As that response hints, there are a lot of questions. Here's a start at some of them and some answers about who is participating and why. Here are Tyler Cowen's questions about how exactly Libra will work as a currency without an underpinning banking and regulatory system. Here's a view that Facebook's main target in the near-term is remittances, but that it really does have ambitions to replace national currencies. One of the things I find most interesting about the whole thing is that this is a like Facebook building a giant sign to the world's governments saying: "Come seize all our data and regulate us heavily!" (and governments are indeed reading the sign!) I would guess that there will be approximately .1 seconds between the first cross-border transfer and an accusation of money laundering or terrorist financing. I was having a conversation this week about the main reason Amazon hasn't started consumer lending: it would never do something to invite regulator access to its data.
Here's a piece on the good and bad of Libra which I highlight because it's an odd mix of complete ignorance about how money works and evolved (did you know that before bitcoin there had never been money that wasn't controlled by a government?), with some actual engagement on the dangers of private digital monetary systems.

4. Evidence-Based Policy (and Information Interventions and FinLit Redux): I never intended for the faiV to become a regular discussion of financial literacy and information interventions, but here we are. In one of the most amazing tests I've seen of whether evidence can affect policy, Jonas Hjort, Diana Moreira, Gautam Rao and Juan Francisco Santini work with 2000+ Brazilian mayors and find that they are a) willing to pay to learn the results of impact evaluations, and b) change their beliefs, and c) are willing to implement new policies. The only thing missing is a test of whether they would be willing to shut down an existing program (say, financial literacy in schools). Score another one for David Evans' point from last week that information interventions do sometimes change behavior.

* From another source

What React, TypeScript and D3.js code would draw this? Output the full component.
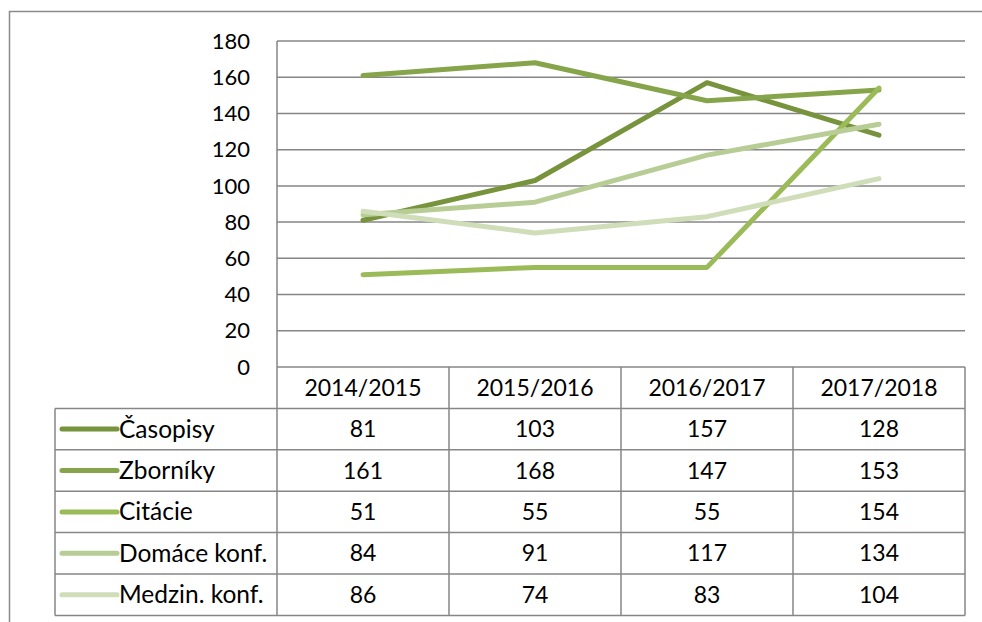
import * as d3 from 'd3';

const years = ['2014/2015', '2015/2016', '2016/2017', '2017/2018'];
const seriesNames = ['Časopisy', 'Zborníky', 'Citácie', 'Domáce konf.', 'Medzin. konf.'];
const casopisy = [81, 103, 157, 128];
const zborniky = [161, 168, 147, 153];
const citacie = [51, 55, 55, 154];
const domace = [84, 91, 117, 134];
const medzin = [86, 74, 83, 104];
const yTicks = [0, 20, 40, 60, 80, 100, 120, 140, 160, 180];

const seriesValues = [casopisy, zborniky, citacie, domace, medzin];
const colors = ['#77933c', '#86a44a', '#9bbb59', '#b7cd95', '#cfddb9'];

const W = 982;
const H = 622;
const plotLeft = 277;
const plotRight = 965;
const plotTop = 41;
const plotBottom = 367;
const rowH = 41.4;
const legendLeft = 55;
const FONT = 'Lato, "Open Sans", sans-serif';
const gridColor = '#868686';

export default function App() {
  const x = d3.scaleBand<string>().domain(years).range([plotLeft, plotRight]);
  const y = d3.scaleLinear().domain([0, 180]).range([plotBottom, plotTop]);
  const line = d3
    .line<number>()
    .x((_, i) => (x(years[i]) as number) + x.bandwidth() / 2)
    .y((d) => y(d));

  const headerBottom = plotBottom + rowH;
  const tableBottom = headerBottom + rowH * seriesNames.length;

  return (
    <svg
      width={W}
      height={H}
      style={{ position: 'absolute', left: 0, top: 0, background: '#fff' }}
      fontFamily={FONT}
    >
      <rect x={0} y={0} width={W} height={H} fill="#fff" />
      {/* outer chart frame, clipped on right and bottom */}
      <rect x={9.5} y={11.5} width={W + 10} height={H + 10} fill="none" stroke="#8a8a8a" strokeWidth={1.5} />

      {/* gridlines */}
      {yTicks.map((t) => (
        <line key={t} x1={plotLeft} x2={plotRight} y1={y(t)} y2={y(t)} stroke={gridColor} strokeWidth={1.5} />
      ))}
      <line x1={plotLeft} x2={plotLeft} y1={plotTop} y2={tableBottom} stroke={gridColor} strokeWidth={1.5} />

      {/* y labels */}
      {yTicks.map((t) => (
        <text key={t} x={250} y={y(t)} dy="0.35em" textAnchor="end" fontSize={22} fill="#000">
          {t}
        </text>
      ))}

      {/* lines */}
      {seriesValues.map((vals, i) => (
        <path
          key={seriesNames[i]}
          d={line(vals) as string}
          fill="none"
          stroke={colors[i]}
          strokeWidth={5}
          strokeLinejoin="round"
          strokeLinecap="round"
        />
      ))}

      {/* data table */}
      <g stroke={gridColor} strokeWidth={1.5}>
        {years.map((yr) => (
          <line
            key={yr}
            x1={(x(yr) as number) + x.bandwidth()}
            x2={(x(yr) as number) + x.bandwidth()}
            y1={plotBottom}
            y2={tableBottom}
          />
        ))}
        <line x1={legendLeft} x2={legendLeft} y1={headerBottom} y2={tableBottom} />
        {seriesNames.map((_, i) => (
          <line
            key={i}
            x1={legendLeft}
            x2={plotRight}
            y1={headerBottom + rowH * i}
            y2={headerBottom + rowH * i}
          />
        ))}
        <line x1={legendLeft} x2={plotRight} y1={tableBottom} y2={tableBottom} />
      </g>

      {years.map((yr) => (
        <text
          key={yr}
          x={(x(yr) as number) + x.bandwidth() / 2}
          y={plotBottom + rowH / 2}
          dy="0.35em"
          textAnchor="middle"
          fontSize={23}
        >
          {yr}
        </text>
      ))}

      {seriesNames.map((name, i) => {
        const cy = headerBottom + rowH * i + rowH / 2;
        return (
          <g key={name}>
            <line x1={62} x2={117} y1={cy} y2={cy} stroke={colors[i]} strokeWidth={5} strokeLinecap="round" />
            <text x={119} y={cy} dy="0.35em" fontSize={24.5}>
              {name}
            </text>
            {seriesValues[i].map((v, j) => (
              <text
                key={j}
                x={(x(years[j]) as number) + x.bandwidth() / 2}
                y={cy}
                dy="0.35em"
                textAnchor="middle"
                fontSize={23}
              >
                {v}
              </text>
            ))}
          </g>
        );
      })}
    </svg>
  );
}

And here's a test of a financial literacy program in Colombia that delivered content through tablets to women recipients of a CCT program, with some social interactions built in. Attanasio, et. al. find that the program boosts not only knowledge but actual practices, with poorer, less educated and more rural women benefiting more. But still not impact on access to and use of formal services.

5. Financial Exclusion: This is so great it deserves its own item: a "visual essay" from the American Historical Review on how access to capital in 1800's New Orleans required getting yellow fever--and surviving. And how that channel led to many new migrants attempting to catch yellow fever as quickly as possible, despite the 50% chance it would kill them. Of course, that only applied to whites. While survival was a symbol of fitness for whites, blacks' relatively higher rates of survival was evidence that they were destined to be slave laborers in the fields.